┌────────

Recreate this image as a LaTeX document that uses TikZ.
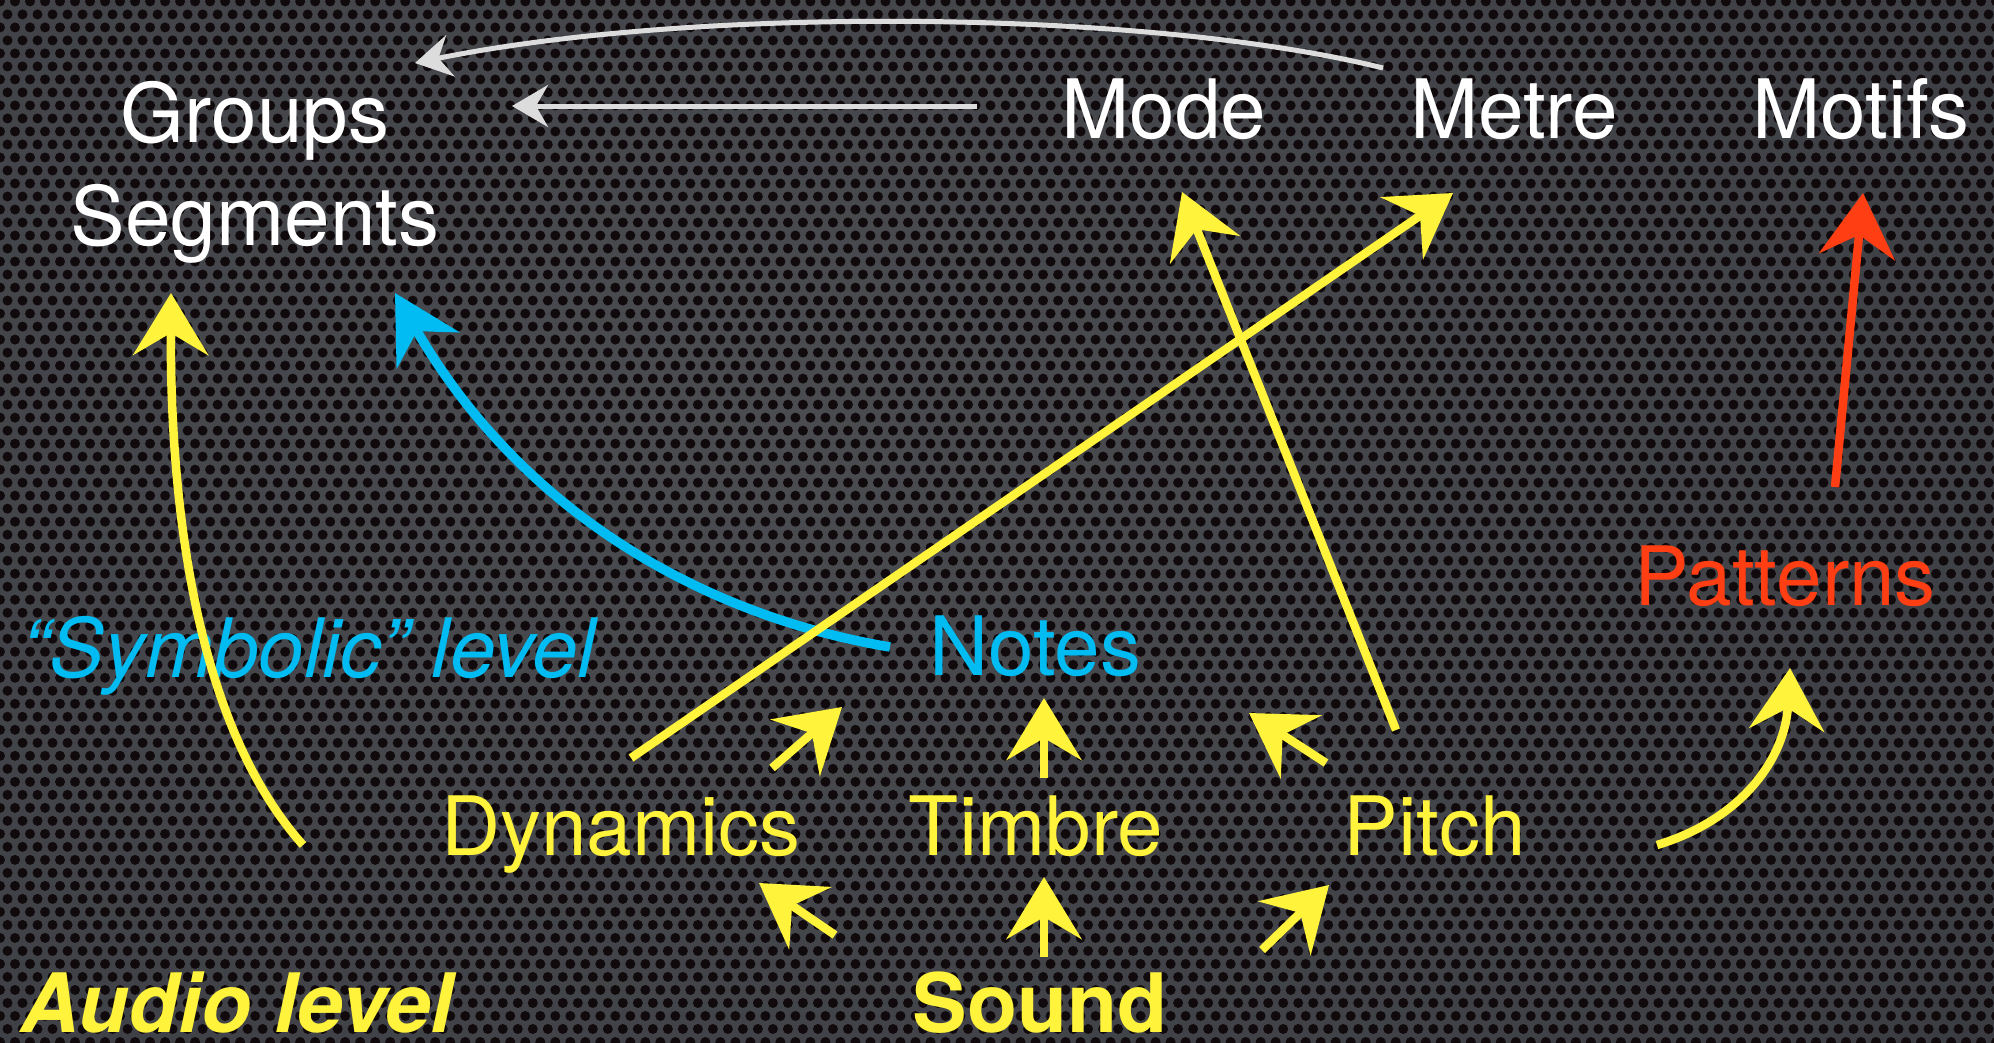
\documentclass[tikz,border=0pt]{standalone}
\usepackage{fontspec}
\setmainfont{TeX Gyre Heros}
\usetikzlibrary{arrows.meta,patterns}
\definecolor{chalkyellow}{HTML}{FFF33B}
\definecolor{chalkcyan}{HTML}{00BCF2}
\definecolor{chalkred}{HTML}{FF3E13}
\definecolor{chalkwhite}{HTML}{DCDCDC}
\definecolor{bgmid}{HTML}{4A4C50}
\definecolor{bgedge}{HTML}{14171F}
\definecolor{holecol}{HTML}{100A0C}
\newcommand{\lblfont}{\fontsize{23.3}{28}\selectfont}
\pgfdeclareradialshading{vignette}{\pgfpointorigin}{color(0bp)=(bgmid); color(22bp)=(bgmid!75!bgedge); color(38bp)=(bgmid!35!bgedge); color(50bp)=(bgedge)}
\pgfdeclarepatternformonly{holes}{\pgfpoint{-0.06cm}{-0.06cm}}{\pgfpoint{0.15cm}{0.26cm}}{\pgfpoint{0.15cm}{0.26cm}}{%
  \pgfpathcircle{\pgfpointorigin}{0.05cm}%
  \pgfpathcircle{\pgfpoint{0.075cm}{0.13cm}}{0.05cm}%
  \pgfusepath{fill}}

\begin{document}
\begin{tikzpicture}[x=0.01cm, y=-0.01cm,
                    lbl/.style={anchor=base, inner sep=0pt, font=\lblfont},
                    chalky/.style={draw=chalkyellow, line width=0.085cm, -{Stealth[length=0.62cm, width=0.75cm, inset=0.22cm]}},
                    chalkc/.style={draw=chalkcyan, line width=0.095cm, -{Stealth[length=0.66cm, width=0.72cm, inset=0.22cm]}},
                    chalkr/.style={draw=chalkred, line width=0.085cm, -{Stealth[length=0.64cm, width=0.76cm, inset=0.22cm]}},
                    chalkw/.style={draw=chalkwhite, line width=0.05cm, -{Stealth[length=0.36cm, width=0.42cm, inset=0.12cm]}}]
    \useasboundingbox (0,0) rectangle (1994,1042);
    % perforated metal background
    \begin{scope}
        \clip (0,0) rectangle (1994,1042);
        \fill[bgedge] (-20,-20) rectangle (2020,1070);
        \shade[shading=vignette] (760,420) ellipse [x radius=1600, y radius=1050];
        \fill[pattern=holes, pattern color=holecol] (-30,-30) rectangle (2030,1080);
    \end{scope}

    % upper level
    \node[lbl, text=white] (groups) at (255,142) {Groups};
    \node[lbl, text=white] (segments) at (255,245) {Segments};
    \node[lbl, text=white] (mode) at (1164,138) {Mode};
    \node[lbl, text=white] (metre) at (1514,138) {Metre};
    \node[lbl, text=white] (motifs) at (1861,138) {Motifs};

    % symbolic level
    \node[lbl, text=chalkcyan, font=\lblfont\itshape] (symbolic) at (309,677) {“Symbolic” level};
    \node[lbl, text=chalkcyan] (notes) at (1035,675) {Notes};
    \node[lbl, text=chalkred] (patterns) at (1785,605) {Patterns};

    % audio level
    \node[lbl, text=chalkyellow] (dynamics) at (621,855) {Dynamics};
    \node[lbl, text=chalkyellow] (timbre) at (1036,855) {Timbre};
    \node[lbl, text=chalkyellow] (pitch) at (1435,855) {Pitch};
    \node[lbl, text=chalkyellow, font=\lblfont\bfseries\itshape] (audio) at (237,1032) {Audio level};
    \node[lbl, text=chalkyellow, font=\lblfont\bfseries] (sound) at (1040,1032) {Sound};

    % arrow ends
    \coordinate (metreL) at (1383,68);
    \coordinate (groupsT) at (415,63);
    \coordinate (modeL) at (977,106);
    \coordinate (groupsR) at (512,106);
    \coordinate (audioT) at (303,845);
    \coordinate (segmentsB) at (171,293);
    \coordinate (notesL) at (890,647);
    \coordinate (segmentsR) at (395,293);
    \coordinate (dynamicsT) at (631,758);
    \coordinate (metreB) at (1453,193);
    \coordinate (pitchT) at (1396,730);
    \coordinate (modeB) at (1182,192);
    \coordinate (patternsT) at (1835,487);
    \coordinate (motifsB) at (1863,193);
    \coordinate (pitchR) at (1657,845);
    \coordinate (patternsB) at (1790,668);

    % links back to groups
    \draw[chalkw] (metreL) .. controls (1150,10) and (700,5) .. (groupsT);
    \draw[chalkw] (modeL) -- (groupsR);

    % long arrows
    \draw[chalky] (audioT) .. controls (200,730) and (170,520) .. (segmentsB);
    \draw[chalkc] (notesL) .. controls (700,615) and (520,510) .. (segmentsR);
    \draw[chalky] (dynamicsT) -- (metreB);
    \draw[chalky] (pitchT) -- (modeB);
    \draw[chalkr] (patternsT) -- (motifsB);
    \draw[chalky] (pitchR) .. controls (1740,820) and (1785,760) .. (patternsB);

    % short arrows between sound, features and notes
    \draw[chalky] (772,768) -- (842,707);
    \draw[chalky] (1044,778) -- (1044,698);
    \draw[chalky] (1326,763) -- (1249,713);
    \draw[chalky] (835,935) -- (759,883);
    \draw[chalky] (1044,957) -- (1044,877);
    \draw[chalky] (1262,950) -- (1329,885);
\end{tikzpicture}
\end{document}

└────────

Restate the whole listing above exactly, except for its images.

Recreate this image as a LaTeX document that uses TikZ.
\documentclass[tikz,border=0pt]{standalone}
\usepackage{fontspec}
\setmainfont{TeX Gyre Heros}
\usetikzlibrary{arrows.meta,patterns}
\definecolor{chalkyellow}{HTML}{FFF33B}
\definecolor{chalkcyan}{HTML}{00BCF2}
\definecolor{chalkred}{HTML}{FF3E13}
\definecolor{chalkwhite}{HTML}{DCDCDC}
\definecolor{bgmid}{HTML}{4A4C50}
\definecolor{bgedge}{HTML}{14171F}
\definecolor{holecol}{HTML}{100A0C}
\newcommand{\lblfont}{\fontsize{23.3}{28}\selectfont}
\pgfdeclareradialshading{vignette}{\pgfpointorigin}{color(0bp)=(bgmid); color(22bp)=(bgmid!75!bgedge); color(38bp)=(bgmid!35!bgedge); color(50bp)=(bgedge)}
\pgfdeclarepatternformonly{holes}{\pgfpoint{-0.06cm}{-0.06cm}}{\pgfpoint{0.15cm}{0.26cm}}{\pgfpoint{0.15cm}{0.26cm}}{%
  \pgfpathcircle{\pgfpointorigin}{0.05cm}%
  \pgfpathcircle{\pgfpoint{0.075cm}{0.13cm}}{0.05cm}%
  \pgfusepath{fill}}

\begin{document}
\begin{tikzpicture}[x=0.01cm, y=-0.01cm,
                    lbl/.style={anchor=base, inner sep=0pt, font=\lblfont},
                    chalky/.style={draw=chalkyellow, line width=0.085cm, -{Stealth[length=0.62cm, width=0.75cm, inset=0.22cm]}},
                    chalkc/.style={draw=chalkcyan, line width=0.095cm, -{Stealth[length=0.66cm, width=0.72cm, inset=0.22cm]}},
                    chalkr/.style={draw=chalkred, line width=0.085cm, -{Stealth[length=0.64cm, width=0.76cm, inset=0.22cm]}},
                    chalkw/.style={draw=chalkwhite, line width=0.05cm, -{Stealth[length=0.36cm, width=0.42cm, inset=0.12cm]}}]
    \useasboundingbox (0,0) rectangle (1994,1042);
    % perforated metal background
    \begin{scope}
        \clip (0,0) rectangle (1994,1042);
        \fill[bgedge] (-20,-20) rectangle (2020,1070);
        \shade[shading=vignette] (760,420) ellipse [x radius=1600, y radius=1050];
        \fill[pattern=holes, pattern color=holecol] (-30,-30) rectangle (2030,1080);
    \end{scope}

    % upper level
    \node[lbl, text=white] (groups) at (255,142) {Groups};
    \node[lbl, text=white] (segments) at (255,245) {Segments};
    \node[lbl, text=white] (mode) at (1164,138) {Mode};
    \node[lbl, text=white] (metre) at (1514,138) {Metre};
    \node[lbl, text=white] (motifs) at (1861,138) {Motifs};

    % symbolic level
    \node[lbl, text=chalkcyan, font=\lblfont\itshape] (symbolic) at (309,677) {“Symbolic” level};
    \node[lbl, text=chalkcyan] (notes) at (1035,675) {Notes};
    \node[lbl, text=chalkred] (patterns) at (1785,605) {Patterns};

    % audio level
    \node[lbl, text=chalkyellow] (dynamics) at (621,855) {Dynamics};
    \node[lbl, text=chalkyellow] (timbre) at (1036,855) {Timbre};
    \node[lbl, text=chalkyellow] (pitch) at (1435,855) {Pitch};
    \node[lbl, text=chalkyellow, font=\lblfont\bfseries\itshape] (audio) at (237,1032) {Audio level};
    \node[lbl, text=chalkyellow, font=\lblfont\bfseries] (sound) at (1040,1032) {Sound};

    % arrow ends
    \coordinate (metreL) at (1383,68);
    \coordinate (groupsT) at (415,63);
    \coordinate (modeL) at (977,106);
    \coordinate (groupsR) at (512,106);
    \coordinate (audioT) at (303,845);
    \coordinate (segmentsB) at (171,293);
    \coordinate (notesL) at (890,647);
    \coordinate (segmentsR) at (395,293);
    \coordinate (dynamicsT) at (631,758);
    \coordinate (metreB) at (1453,193);
    \coordinate (pitchT) at (1396,730);
    \coordinate (modeB) at (1182,192);
    \coordinate (patternsT) at (1835,487);
    \coordinate (motifsB) at (1863,193);
    \coordinate (pitchR) at (1657,845);
    \coordinate (patternsB) at (1790,668);

    % links back to groups
    \draw[chalkw] (metreL) .. controls (1150,10) and (700,5) .. (groupsT);
    \draw[chalkw] (modeL) -- (groupsR);

    % long arrows
    \draw[chalky] (audioT) .. controls (200,730) and (170,520) .. (segmentsB);
    \draw[chalkc] (notesL) .. controls (700,615) and (520,510) .. (segmentsR);
    \draw[chalky] (dynamicsT) -- (metreB);
    \draw[chalky] (pitchT) -- (modeB);
    \draw[chalkr] (patternsT) -- (motifsB);
    \draw[chalky] (pitchR) .. controls (1740,820) and (1785,760) .. (patternsB);

    % short arrows between sound, features and notes
    \draw[chalky] (772,768) -- (842,707);
    \draw[chalky] (1044,778) -- (1044,698);
    \draw[chalky] (1326,763) -- (1249,713);
    \draw[chalky] (835,935) -- (759,883);
    \draw[chalky] (1044,957) -- (1044,877);
    \draw[chalky] (1262,950) -- (1329,885);
\end{tikzpicture}
\end{document}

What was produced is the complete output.